Nordstrom Decides To Stop Tracking Customers’ Smartphones

A sign posted about the wifi tracking system at a Nordstrom in Dallas. (via CBS 11)

A sign posted about the wifi tracking system at a Nordstrom in Dallas. (via CBS 11)

Earlier this week, we told you how Nordstrom has been testing a smartphone tracking service at 17 of its stores around the country. Almost immediately after the public found out about the tracking system, the department store decided to put an end to it, though it insists the timing is just a coincidence.

Nordstrom had been using a system from Euclid that locks on to a smartphone’s Media Access Control address (which is broadcast whenever your device is looking for a wifi connection) in order to track where customers are shopping, how long they are lingering and where they are simply breezing through. The company maintains that no personally identifying information was obtained from the system and that the data gathered by Euclid is only being used to better improve foot traffic and the overall shopping experience.

Regardless, the day after the tracking system story appeared on CBS 11 in Dallas, Nordstrom announced that the test was over.

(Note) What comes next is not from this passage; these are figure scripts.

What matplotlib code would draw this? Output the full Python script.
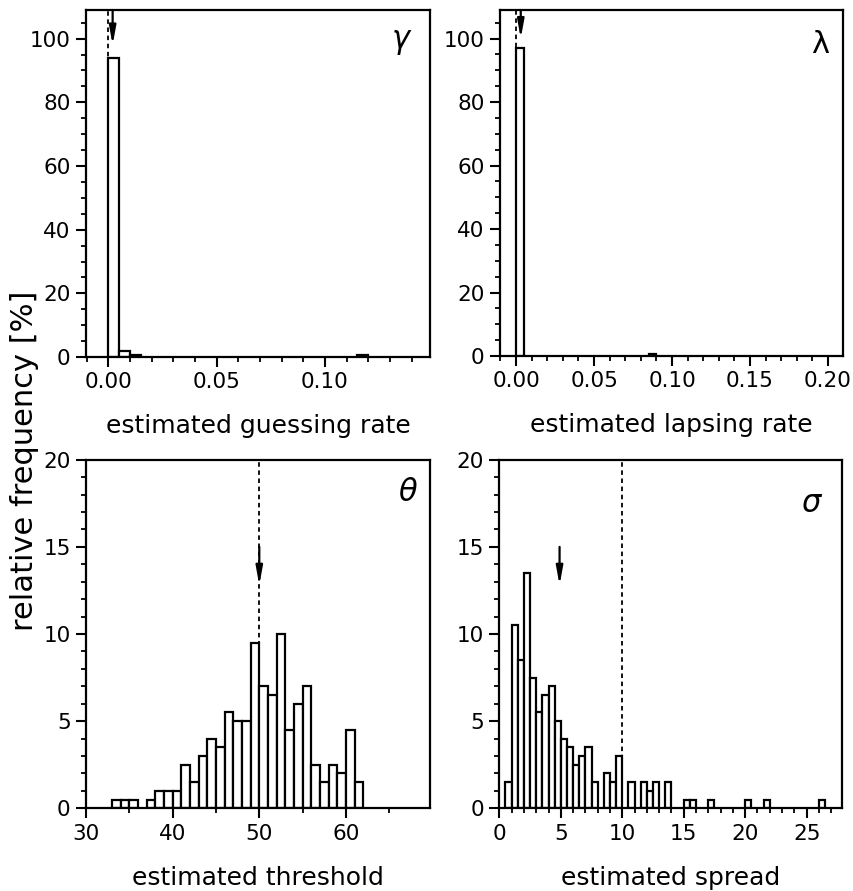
import matplotlib
matplotlib.use("Agg")
import matplotlib.pyplot as plt
from matplotlib.ticker import MultipleLocator, FormatStrFormatter

plt.rcParams['font.family'] = ['DejaVu Sans']

# ---- data (relative frequency in %) ----
gamma_left = [0.000, 0.005, 0.010, 0.115]
gamma_freq = [94.0, 2.0, 0.5, 0.5]
gamma_width = 0.005
gamma_true = 0.0
gamma_mean = 0.002

lambda_left = [0.000, 0.085]
lambda_freq = [97.0, 0.5]
lambda_width = 0.005
lambda_true = 0.0
lambda_mean = 0.003

theta_left = [33, 34, 35, 37, 38, 39, 40, 41, 42, 43, 44, 45, 46, 47, 48,
              49, 50, 51, 52, 53, 54, 55, 56, 57, 58, 59, 60, 61]
theta_freq = [0.5, 0.5, 0.5, 0.5, 1.0, 1.0, 1.0, 2.5, 1.5, 3.0, 4.0, 3.5, 5.5, 5.0, 5.0,
              9.5, 7.0, 6.5, 10.0, 4.5, 6.0, 7.0, 2.5, 1.5, 2.5, 2.0, 4.5, 1.5]
theta_width = 1.0
theta_true = 50.0
theta_mean = 50.0

sigma_left = [0.5, 1.0, 1.5, 2.0, 2.5, 3.0, 3.5, 4.0, 4.5, 5.0, 5.5, 6.0, 6.5, 7.0, 7.5,
              8.5, 9.0, 9.5, 10.5, 11.5, 12.0, 12.5, 13.5, 15.0, 15.5, 17.0, 20.0, 21.5, 26.0]
sigma_freq = [1.5, 10.5, 8.5, 13.5, 7.5, 5.5, 6.5, 7.0, 5.0, 4.0, 3.5, 2.5, 3.0, 3.5, 1.5,
              2.0, 1.5, 3.0, 1.5, 1.5, 1.0, 1.5, 1.5, 0.5, 0.5, 0.5, 0.5, 0.5, 0.5]
sigma_width = 0.5
sigma_true = 10.0
sigma_mean = 4.9

xlabels = ["estimated guessing rate", "estimated lapsing rate",
           "estimated threshold", "estimated spread"]
symbols = [r"$\gamma$", "λ", r"$\theta$", r"$\sigma$"]

fig = plt.figure(figsize=(8.54, 8.91), dpi=100)

positions = [
    [0.1007, 0.5993, 0.4028, 0.3895],
    [0.5855, 0.6004, 0.4016, 0.3884],
    [0.1007, 0.0928, 0.4028, 0.3912],
    [0.5847, 0.0928, 0.4016, 0.3912],
]

panels = [
    dict(left=gamma_left, freq=gamma_freq, w=gamma_width, true=gamma_true, mean=gamma_mean,
         xlim=(-0.0103, 0.1485), ylim=(0, 109), xmaj=0.05, xmin=0.01, ymaj=20, ymin=5,
         fmt='%.2f', arrow=(109, 98), sym_pos=(0.919, 0.905)),
    dict(left=lambda_left, freq=lambda_freq, w=lambda_width, true=lambda_true, mean=lambda_mean,
         xlim=(-0.0103, 0.2096), ylim=(0, 109), xmaj=0.05, xmin=0.01, ymaj=20, ymin=5,
         fmt='%.2f', arrow=(109, 100), sym_pos=(0.933, 0.899)),
    dict(left=theta_left, freq=theta_freq, w=theta_width, true=theta_true, mean=theta_mean,
         xlim=(30, 69.7), ylim=(0, 20), xmaj=10, xmin=5, ymaj=5, ymin=1,
         fmt='%d', arrow=(15, 12.8), sym_pos=(0.936, 0.907)),
    dict(left=sigma_left, freq=sigma_freq, w=sigma_width, true=sigma_true, mean=sigma_mean,
         xlim=(0, 27.9), ylim=(0, 20), xmaj=5, xmin=1, ymaj=5, ymin=1,
         fmt='%d', arrow=(15, 12.8), sym_pos=(0.913, 0.875)),
]

for i, (pos, p) in enumerate(zip(positions, panels)):
    ax = fig.add_axes(pos)
    ax.bar(p['left'], p['freq'], width=p['w'], align='edge', facecolor='white',
           edgecolor='black', linewidth=1.6, zorder=2)
    ax.axvline(p['true'], color='black', linestyle=(0, (2.5, 2.0)), linewidth=1.3, zorder=3)
    ax.annotate('', xy=(p['mean'], p['arrow'][1]), xytext=(p['mean'], p['arrow'][0]),
                arrowprops=dict(arrowstyle='-|>,head_length=0.55,head_width=0.1',
                                color='black', lw=1.6, mutation_scale=20,
                                shrinkA=0, shrinkB=0), zorder=4)
    ax.set_xlim(*p['xlim'])
    ax.set_ylim(*p['ylim'])
    ax.xaxis.set_major_locator(MultipleLocator(p['xmaj']))
    ax.xaxis.set_minor_locator(MultipleLocator(p['xmin']))
    ax.yaxis.set_major_locator(MultipleLocator(p['ymaj']))
    ax.yaxis.set_minor_locator(MultipleLocator(p['ymin']))
    ax.xaxis.set_major_formatter(FormatStrFormatter(p['fmt']))
    ax.yaxis.set_major_formatter(FormatStrFormatter('%d'))
    ax.tick_params(which='major', direction='out', length=7, width=1.5, labelsize=15.5, pad=4)
    ax.tick_params(which='minor', direction='out', length=3.5, width=1.3)
    for s in ax.spines.values():
        s.set_linewidth(1.6)
    ax.set_xlabel(xlabels[i], fontsize=18)
    ax.xaxis.set_label_coords(0.5, -0.165)
    ax.xaxis.label.set_va('top')
    ax.text(p['sym_pos'][0], p['sym_pos'][1], symbols[i], transform=ax.transAxes,
            fontsize=22, ha='center', va='center')

fig.text(0.029, 0.4826, "relative frequency [%]", rotation=90, fontsize=22,
         ha='center', va='center')

fig.savefig("out.png", dpi=100)
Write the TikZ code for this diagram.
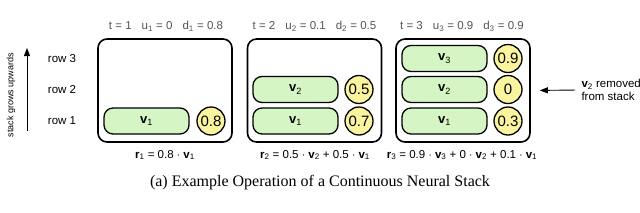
\documentclass[tikz,border=0pt]{standalone}
\usepackage{fontspec}
\setmainfont{Liberation Serif}
\setsansfont{Liberation Sans}
\usetikzlibrary{arrows.meta}
\definecolor{barfill}{RGB}{214,245,196}
\definecolor{dotfill}{RGB}{250,244,158}
\definecolor{hdrgray}{RGB}{85,85,85}
\tikzset{stackbox/.style={draw, line width=1.6pt, rounded corners=9pt, minimum width=134pt, minimum height=103pt, inner sep=0pt}}
\tikzset{vecbar/.style={draw, line width=1.3pt, fill=barfill, rounded corners=9pt, minimum width=85pt, minimum height=26pt, inner sep=0pt, font=\sffamily\bfseries\fontsize{13}{13}\selectfont}}
\tikzset{strength/.style={draw, circle, line width=1.3pt, fill=dotfill, minimum size=28pt, inner sep=0pt, font=\sffamily\fontsize{15}{15}\selectfont}}
\tikzset{lab/.style={font=\sffamily\fontsize{11.5}{13.5}\selectfont}}
\tikzset{hdr/.style={lab, text=hdrgray}}
\tikzset{pointer/.style={-{Triangle[length=8pt,width=6pt]}, line width=0.9pt}}
\newcommand{\ix}[1]{\textsubscript{\mdseries #1}}
\newcommand{\gap}{\hspace{10pt}}

\begin{document}
\begin{tikzpicture}[x=1pt,y=-1pt]
\useasboundingbox (0,0) rectangle (640,212);
% side labels
\node[lab] (row3) at (62,58.5) {row 3};
\node[lab] (row2) at (62,89.5) {row 2};
\node[lab] (row1) at (62,121) {row 1};
\coordinate (growlo) at (27,131);
\coordinate (growhi) at (27,48);
\draw[pointer] (growlo) -- (growhi);
\node[font=\sffamily\fontsize{9}{9}\selectfont, rotate=90] (growtxt) at (11,95) {stack grows upwards};
% t = 1
\node[hdr] (hdr1) at (166,26) {t = 1\gap u\ix{1} = 0\gap d\ix{1} = 0.8};
\node[stackbox] (box1) at (165,90.5) {};
\node[vecbar] (b1v1) at (146.5,121) {v\ix{1}};
\node[strength] (b1s1) at (211,121) {0.8};
\node[lab] (read1) at (165,155) {\textbf{r}\ix{1} = 0.8 $\cdot$ \textbf{v}\ix{1}};
% t = 2
\node[hdr] (hdr2) at (314.5,26) {t = 2\gap u\ix{2} = 0.1\gap d\ix{2} = 0.5};
\node[stackbox] (box2) at (314.5,90.5) {};
\node[vecbar] (b2v2) at (295.5,89.5) {v\ix{2}};
\node[strength] (b2s2) at (359,89.5) {0.5};
\node[vecbar] (b2v1) at (295.5,121) {v\ix{1}};
\node[strength] (b2s1) at (359,121) {0.7};
\node[lab] (read2) at (315,155) {\textbf{r}\ix{2} = 0.5 $\cdot$ \textbf{v}\ix{2} + 0.5 $\cdot$ \textbf{v}\ix{1}};
% t = 3
\node[hdr] (hdr3) at (462,26) {t = 3\gap u\ix{3} = 0.9\gap d\ix{3} = 0.9};
\node[stackbox] (box3) at (463,90.5) {};
\node[vecbar] (b3v3) at (444.5,58.5) {v\ix{3}};
\node[strength] (b3s3) at (508,58.5) {0.9};
\node[vecbar] (b3v2) at (444.5,89.5) {v\ix{2}};
\node[strength] (b3s2) at (508,89.5) {0};
\node[vecbar] (b3v1) at (444.5,121) {v\ix{1}};
\node[strength] (b3s1) at (508,121) {0.3};
\node[lab] (read3) at (462,155) {\textbf{r}\ix{3} = 0.9 $\cdot$ \textbf{v}\ix{3} + 0 $\cdot$ \textbf{v}\ix{2} + 0.1 $\cdot$ \textbf{v}\ix{1}};
% removed note
\node[lab, align=left, anchor=west] (remnote) at (578,90) {\textbf{v}\ix{2} removed\\from stack};
\draw[pointer, shorten <=3pt, shorten >=9pt] (remnote.west) -- (box3.east);
% caption
\node[font=\rmfamily\fontsize{16}{16}\selectfont] (caption) at (320,183) {(a) Example Operation of a Continuous Neural Stack};
\end{tikzpicture}
\end{document}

“We’d been testing Euclid since September and have said all along this was a test for us,” a company rep told CBS in a statement. “We had been discussing what made sense in terms of concluding the test; after 8 months we’d felt like we had learned a lot and determined that it was the right time to end it.”

Whatever the reason for ending the test, this news will likely put some shoppers at ease, though there are a number of other ways that retailers are tracking and monitoring your shopping behaviors.